--- DATASET CONTENT ---
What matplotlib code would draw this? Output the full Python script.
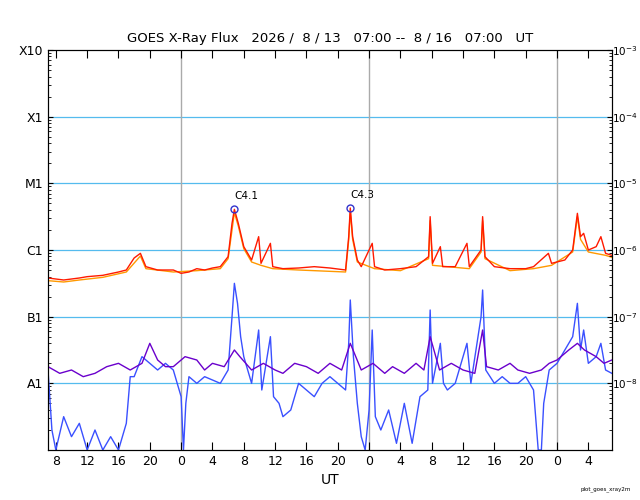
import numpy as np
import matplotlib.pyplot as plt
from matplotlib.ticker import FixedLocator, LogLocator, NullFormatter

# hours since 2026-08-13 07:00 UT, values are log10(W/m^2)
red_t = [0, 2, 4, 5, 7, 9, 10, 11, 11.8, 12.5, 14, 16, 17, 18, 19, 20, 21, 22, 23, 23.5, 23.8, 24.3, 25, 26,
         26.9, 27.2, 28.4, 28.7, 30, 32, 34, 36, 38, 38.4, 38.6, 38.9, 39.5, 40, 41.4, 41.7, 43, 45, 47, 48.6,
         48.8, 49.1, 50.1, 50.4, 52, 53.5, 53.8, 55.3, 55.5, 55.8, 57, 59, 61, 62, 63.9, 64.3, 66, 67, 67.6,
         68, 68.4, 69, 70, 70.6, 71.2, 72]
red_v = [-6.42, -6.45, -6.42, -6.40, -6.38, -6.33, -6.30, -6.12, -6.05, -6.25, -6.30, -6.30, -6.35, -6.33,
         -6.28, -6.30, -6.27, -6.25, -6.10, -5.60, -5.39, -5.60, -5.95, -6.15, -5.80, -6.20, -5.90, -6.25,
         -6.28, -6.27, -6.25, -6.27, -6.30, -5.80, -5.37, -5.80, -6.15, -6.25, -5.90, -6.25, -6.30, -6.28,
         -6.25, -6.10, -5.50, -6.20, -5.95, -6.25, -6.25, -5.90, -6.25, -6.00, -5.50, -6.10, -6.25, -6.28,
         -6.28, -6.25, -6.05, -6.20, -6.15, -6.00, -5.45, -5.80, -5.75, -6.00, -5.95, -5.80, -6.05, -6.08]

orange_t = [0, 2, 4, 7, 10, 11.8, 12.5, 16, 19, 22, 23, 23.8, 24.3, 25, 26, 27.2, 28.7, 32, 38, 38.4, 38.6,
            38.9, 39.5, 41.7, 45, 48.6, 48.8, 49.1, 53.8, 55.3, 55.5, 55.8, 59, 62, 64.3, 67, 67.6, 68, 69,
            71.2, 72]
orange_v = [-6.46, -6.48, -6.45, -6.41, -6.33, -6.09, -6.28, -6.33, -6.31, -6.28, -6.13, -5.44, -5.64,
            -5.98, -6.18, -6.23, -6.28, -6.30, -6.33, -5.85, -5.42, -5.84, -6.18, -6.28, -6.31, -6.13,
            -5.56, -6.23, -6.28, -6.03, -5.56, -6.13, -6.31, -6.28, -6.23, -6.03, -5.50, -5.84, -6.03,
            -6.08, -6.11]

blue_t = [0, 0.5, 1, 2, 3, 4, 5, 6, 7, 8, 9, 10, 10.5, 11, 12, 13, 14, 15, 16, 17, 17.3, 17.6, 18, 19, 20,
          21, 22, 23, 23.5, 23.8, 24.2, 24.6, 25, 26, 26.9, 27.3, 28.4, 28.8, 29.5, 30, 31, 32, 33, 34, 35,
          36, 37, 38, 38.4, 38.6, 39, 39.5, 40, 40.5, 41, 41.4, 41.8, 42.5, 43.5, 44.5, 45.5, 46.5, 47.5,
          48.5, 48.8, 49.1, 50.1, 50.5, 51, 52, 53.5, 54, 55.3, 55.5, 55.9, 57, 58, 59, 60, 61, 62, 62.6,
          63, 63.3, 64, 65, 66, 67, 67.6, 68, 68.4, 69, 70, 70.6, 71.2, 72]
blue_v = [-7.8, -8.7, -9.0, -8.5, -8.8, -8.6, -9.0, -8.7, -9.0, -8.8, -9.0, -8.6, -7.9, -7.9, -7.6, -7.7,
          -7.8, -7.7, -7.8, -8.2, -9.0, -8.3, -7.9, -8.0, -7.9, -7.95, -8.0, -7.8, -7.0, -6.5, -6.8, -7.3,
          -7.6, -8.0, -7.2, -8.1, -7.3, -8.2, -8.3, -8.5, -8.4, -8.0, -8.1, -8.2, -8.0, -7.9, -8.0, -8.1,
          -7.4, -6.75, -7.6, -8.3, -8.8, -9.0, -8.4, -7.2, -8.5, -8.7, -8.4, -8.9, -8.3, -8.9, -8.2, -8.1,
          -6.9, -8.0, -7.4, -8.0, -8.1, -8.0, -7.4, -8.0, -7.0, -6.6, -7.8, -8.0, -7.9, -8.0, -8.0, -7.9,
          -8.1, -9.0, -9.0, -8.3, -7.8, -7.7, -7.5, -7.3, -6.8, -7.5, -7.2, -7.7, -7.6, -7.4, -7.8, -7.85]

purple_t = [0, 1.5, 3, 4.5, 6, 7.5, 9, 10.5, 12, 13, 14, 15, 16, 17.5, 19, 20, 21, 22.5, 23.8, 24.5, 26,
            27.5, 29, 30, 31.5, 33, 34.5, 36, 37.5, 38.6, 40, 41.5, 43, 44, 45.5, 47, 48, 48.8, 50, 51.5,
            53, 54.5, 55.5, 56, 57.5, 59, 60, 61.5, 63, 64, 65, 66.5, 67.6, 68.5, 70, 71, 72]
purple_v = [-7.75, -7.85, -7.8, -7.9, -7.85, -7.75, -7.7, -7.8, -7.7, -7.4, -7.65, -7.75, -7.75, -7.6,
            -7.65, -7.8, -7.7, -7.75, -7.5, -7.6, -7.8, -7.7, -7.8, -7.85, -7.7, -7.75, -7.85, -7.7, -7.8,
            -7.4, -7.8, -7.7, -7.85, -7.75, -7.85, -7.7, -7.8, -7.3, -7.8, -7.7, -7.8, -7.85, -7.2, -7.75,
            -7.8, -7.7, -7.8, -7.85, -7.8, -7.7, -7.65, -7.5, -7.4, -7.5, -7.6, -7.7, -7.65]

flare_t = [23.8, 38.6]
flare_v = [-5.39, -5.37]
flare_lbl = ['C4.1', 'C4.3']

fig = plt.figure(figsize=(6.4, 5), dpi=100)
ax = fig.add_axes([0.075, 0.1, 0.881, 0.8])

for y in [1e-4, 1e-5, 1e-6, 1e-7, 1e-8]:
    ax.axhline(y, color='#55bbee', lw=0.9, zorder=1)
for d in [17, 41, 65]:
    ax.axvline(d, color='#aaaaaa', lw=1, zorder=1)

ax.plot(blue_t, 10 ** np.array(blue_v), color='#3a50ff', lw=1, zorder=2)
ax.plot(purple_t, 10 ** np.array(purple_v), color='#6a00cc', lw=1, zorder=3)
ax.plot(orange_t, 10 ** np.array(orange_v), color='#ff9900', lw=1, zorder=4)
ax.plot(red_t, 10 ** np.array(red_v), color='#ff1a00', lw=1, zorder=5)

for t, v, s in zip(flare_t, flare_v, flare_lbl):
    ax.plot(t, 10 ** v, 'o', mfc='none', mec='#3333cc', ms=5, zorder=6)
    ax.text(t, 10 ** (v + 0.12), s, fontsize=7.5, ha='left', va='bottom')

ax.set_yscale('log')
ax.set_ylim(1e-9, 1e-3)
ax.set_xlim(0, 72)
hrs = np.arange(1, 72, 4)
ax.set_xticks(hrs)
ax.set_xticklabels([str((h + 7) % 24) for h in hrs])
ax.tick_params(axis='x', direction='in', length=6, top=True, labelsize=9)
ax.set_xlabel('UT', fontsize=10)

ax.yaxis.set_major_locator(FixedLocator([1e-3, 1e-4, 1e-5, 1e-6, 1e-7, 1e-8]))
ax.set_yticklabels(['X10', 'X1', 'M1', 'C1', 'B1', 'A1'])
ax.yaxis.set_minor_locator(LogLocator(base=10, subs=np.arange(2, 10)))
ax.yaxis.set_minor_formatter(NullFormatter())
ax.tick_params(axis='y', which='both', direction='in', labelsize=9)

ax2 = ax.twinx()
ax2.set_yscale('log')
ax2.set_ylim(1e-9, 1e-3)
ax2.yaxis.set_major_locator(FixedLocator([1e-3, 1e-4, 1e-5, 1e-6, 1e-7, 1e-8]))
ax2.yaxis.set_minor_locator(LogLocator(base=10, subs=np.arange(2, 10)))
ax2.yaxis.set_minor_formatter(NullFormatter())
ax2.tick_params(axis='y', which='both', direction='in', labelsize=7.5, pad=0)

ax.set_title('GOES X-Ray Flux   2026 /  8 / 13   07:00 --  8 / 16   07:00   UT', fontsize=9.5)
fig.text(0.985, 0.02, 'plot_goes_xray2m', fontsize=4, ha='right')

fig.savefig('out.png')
---
TASK BRIEF -
Pictures are excluded: retype only the lines from the beginning of the listing above through the line with "from matplotlib.ticker import", both included.

SOLUTION BELOW -
What matplotlib code would draw this? Output the full Python script.
import numpy as np
import matplotlib.pyplot as plt
from matplotlib.ticker import FixedLocator, LogLocator, NullFormatter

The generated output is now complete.